Not feeling too bouncy
So my brain finally stood up, brushed off the dust, and asked when I was going to write on Substack. I’d been in a post healing cancer treatment trance the last few weeks with pain so exquisite that I had to take some heavy pain pills just to keep from screaming.
It’s like this— when they strap you down with a hood and radiate the hell out of your mouth, then the after the treatment you are left with an open burn wound in your mouth that takes about that long to heal. Everything from the tongue, cheeks, throat, and various skin swells, You are either trying to not cry or trying not to bite something accidentally.
Then the taste buds send out surrender signs and everything tastes like sawdust if you can get it into your mouth. It stings, burns, and complains to such a level that even your subconscious can only think of pain.
You forget how to walk. (Thank God for the walker.) You forget how to breathe. You forget that there is anything out there but pain. When you try to talk it hurts so badly that the only thing you want is that no one calls you, no one talks to you, and no one expects you to speak.
After speaking and sounding like a person with a swollen tongue, which you have, you give up. It isn’t worth making it more painful by speaking. No one understands you anyway. People who thought you were smart, look at you with pity as if you had a lobotomy.
(clearing throat)
Anyway for days I couldn’t swallow without making the hair on my head hurt. I finally cut my hair off so that I didn’t accidentally pull my hair, making the pain worse.
Enter encouragement.
The one little thing that helped me through it all wasn’t my resilience. I almost threw that out the window. It wasn’t my personal spirituality. It was a simple tube connected to my stomach.
Instead of starving, I was able to feed myself with the G-tube. As the burn healed slowly, I was able to pour more protein drinks down the stomach. There is a limit (1 cup about every 1 1/2 hours) that I can put in the stomach. I even put my meds down the tube.
I knew that I would get more energy if I could just eat food. I would test it every few days just to see if I could swallow. My world narrowed to eating and trying to stand without fainting.
Here is the very sad part— I couldn’t even read much the first few weeks and reading is THE activity I do every day. It is my escape. Then I discovered narration (basically stories on YouTube). Sci-fi stories of what would happen if humans went to space and met other spacefaring species. What about our indiocyncracies of domesticating animals and predators?

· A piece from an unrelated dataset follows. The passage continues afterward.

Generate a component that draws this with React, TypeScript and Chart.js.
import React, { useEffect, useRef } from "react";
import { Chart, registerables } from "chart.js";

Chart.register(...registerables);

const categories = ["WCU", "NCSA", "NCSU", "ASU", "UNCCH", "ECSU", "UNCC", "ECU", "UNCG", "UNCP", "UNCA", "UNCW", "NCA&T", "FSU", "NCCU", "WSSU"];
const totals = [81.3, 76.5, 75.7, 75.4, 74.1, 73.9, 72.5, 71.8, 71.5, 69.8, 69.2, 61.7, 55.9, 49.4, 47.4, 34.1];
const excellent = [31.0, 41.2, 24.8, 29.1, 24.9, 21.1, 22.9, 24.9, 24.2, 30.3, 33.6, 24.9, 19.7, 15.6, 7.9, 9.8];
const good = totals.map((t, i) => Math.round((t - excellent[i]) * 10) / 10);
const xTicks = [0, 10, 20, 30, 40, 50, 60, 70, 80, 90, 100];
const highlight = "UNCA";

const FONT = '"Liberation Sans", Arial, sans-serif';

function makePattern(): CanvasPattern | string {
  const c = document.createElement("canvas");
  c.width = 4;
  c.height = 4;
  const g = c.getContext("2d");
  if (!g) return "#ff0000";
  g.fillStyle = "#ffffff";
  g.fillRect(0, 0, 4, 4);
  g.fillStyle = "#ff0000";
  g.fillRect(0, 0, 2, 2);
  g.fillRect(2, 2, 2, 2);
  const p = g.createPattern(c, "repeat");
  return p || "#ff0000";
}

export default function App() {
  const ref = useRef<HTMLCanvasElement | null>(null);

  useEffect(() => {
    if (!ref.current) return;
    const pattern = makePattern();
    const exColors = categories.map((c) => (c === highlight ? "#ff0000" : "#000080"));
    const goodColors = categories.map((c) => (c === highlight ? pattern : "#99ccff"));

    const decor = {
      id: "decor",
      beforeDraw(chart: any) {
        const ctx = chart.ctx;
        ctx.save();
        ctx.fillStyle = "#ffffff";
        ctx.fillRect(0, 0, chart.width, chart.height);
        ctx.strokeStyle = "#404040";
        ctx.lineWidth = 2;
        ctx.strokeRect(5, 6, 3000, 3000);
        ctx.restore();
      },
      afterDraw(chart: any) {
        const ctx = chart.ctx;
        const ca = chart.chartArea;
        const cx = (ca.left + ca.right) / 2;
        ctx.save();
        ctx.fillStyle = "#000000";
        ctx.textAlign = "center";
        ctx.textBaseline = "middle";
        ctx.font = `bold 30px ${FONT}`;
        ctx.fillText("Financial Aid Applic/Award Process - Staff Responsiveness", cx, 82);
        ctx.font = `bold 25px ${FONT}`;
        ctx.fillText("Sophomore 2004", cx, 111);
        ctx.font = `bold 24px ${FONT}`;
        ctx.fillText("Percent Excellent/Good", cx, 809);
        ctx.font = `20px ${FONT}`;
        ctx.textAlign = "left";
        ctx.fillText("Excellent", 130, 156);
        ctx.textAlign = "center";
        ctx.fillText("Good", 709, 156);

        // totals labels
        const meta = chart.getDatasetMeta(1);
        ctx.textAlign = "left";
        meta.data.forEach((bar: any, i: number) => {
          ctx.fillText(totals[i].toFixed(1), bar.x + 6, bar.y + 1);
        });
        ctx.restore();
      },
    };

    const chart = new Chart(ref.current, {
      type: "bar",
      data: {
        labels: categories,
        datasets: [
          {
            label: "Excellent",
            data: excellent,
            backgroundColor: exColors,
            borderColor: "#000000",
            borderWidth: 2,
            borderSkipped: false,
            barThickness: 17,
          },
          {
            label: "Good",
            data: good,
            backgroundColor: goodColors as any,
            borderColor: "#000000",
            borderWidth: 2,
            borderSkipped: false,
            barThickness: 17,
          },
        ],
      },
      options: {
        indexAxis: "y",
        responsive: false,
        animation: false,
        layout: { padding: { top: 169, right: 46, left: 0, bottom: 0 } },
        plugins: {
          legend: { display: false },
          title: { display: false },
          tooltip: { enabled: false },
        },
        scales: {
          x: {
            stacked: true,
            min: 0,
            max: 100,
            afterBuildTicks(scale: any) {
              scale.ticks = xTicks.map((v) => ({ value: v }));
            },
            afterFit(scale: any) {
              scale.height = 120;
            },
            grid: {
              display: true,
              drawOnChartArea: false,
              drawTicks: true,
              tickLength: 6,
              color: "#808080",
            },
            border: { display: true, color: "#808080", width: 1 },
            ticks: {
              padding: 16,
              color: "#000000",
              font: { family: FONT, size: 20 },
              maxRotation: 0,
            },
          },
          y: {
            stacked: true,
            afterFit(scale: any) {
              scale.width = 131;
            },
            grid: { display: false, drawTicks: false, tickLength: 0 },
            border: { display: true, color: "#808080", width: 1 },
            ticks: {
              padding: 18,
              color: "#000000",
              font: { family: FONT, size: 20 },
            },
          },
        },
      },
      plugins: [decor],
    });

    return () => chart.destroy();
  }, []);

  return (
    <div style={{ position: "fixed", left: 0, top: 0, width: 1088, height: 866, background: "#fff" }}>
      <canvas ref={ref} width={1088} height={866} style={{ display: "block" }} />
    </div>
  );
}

What about our creativity and emotions? It made me laugh and I felt my brain start to wake up.
Stories took me out of the pain and into other worlds. It reminded me of my childhood when I was first introduced to Andrew North, E. E. (Doc) Smith, Isaac Asimov, and others and when I gulped down pulp fiction like candy.
So my status today? I’m beginning to eat real food. It still tastes like sawdust, but my smeller is coming back. I’m hoping that food will taste good soon. I still have enough pain in the afternoon and evening to make it hurt to eat, but I am walking and doing very light chair exercises.
I’ve wasted away to a weight that I had before I became an adult. I’m hoping to make that better too.
It is no shame to clutch onto something that will take you out of yourself and give you hope. No shame at all.



:ehug:
Quite the journey, stay strong. I hope the kidney is doing well.